MetaStore: High-Performance Metagenomic Analysis via In-Storage Computing.

Metagenomics has led to significant advancements in many fields. Metagenomic analysis commonly involves the key tasks of determining the species present in a sample and their relative abundances. These tasks require searching large metagenomic databases containing information on different species' genomes. Metagenomic analysis suffers from significant data movement overhead due to moving large amounts of low-reuse data from the storage system to the rest of the system. In-storage processing can be a fundamental solution for reducing data movement overhead.

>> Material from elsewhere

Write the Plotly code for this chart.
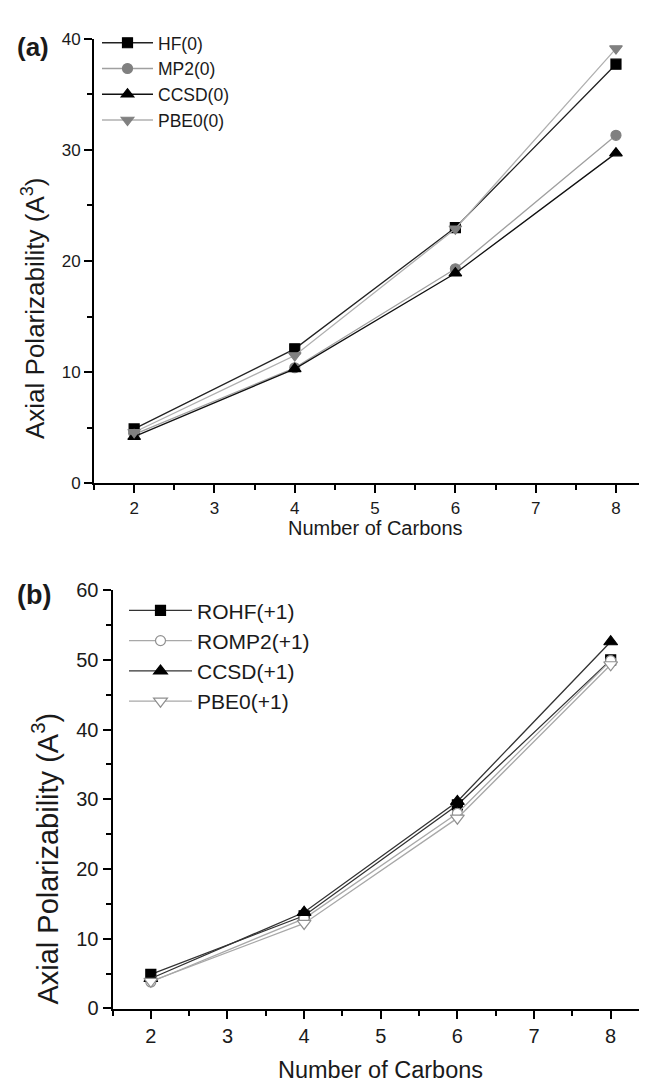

However, designing an in-storage processing system for metagenomics is challenging because none of the existing approaches can be directly implemented in storage effectively due to the hardware limitations of modern SSDs. We propose MetaStore, the first in-storage processing system designed to significantly reduce the data movement overhead of end-to-end metagenomic analysis. MetaStore is enabled by our lightweight and cooperative design that effectively leverages and orchestrates processing inside and outside the storage system. Through our detailed analysis of the end-to-end metagenomic analysis pipeline and careful hardware/software co-design, we address in-storage processing challenges for metagenomics via specialized and efficient 1) task partitioning, 2) data/computation flow coordination, 3) storage technology-aware algorithmic optimizations, 4) light-weight in-storage accelerators, and 5) data mapping. Our evaluation shows that MetaStore outperforms the state-of-the-art performance- and accuracy-optimized software metagenomic tools by 2.7-37.2$\times$ and 6.9-100.2$\times$, respectively, while matching the accuracy of the accuracy-optimized tool. MetaStore achieves 1.5-5.1$\times$ speedup compared to the state-of-the-art metagenomic hardware-accelerated tool, while achieving significantly higher accuracy.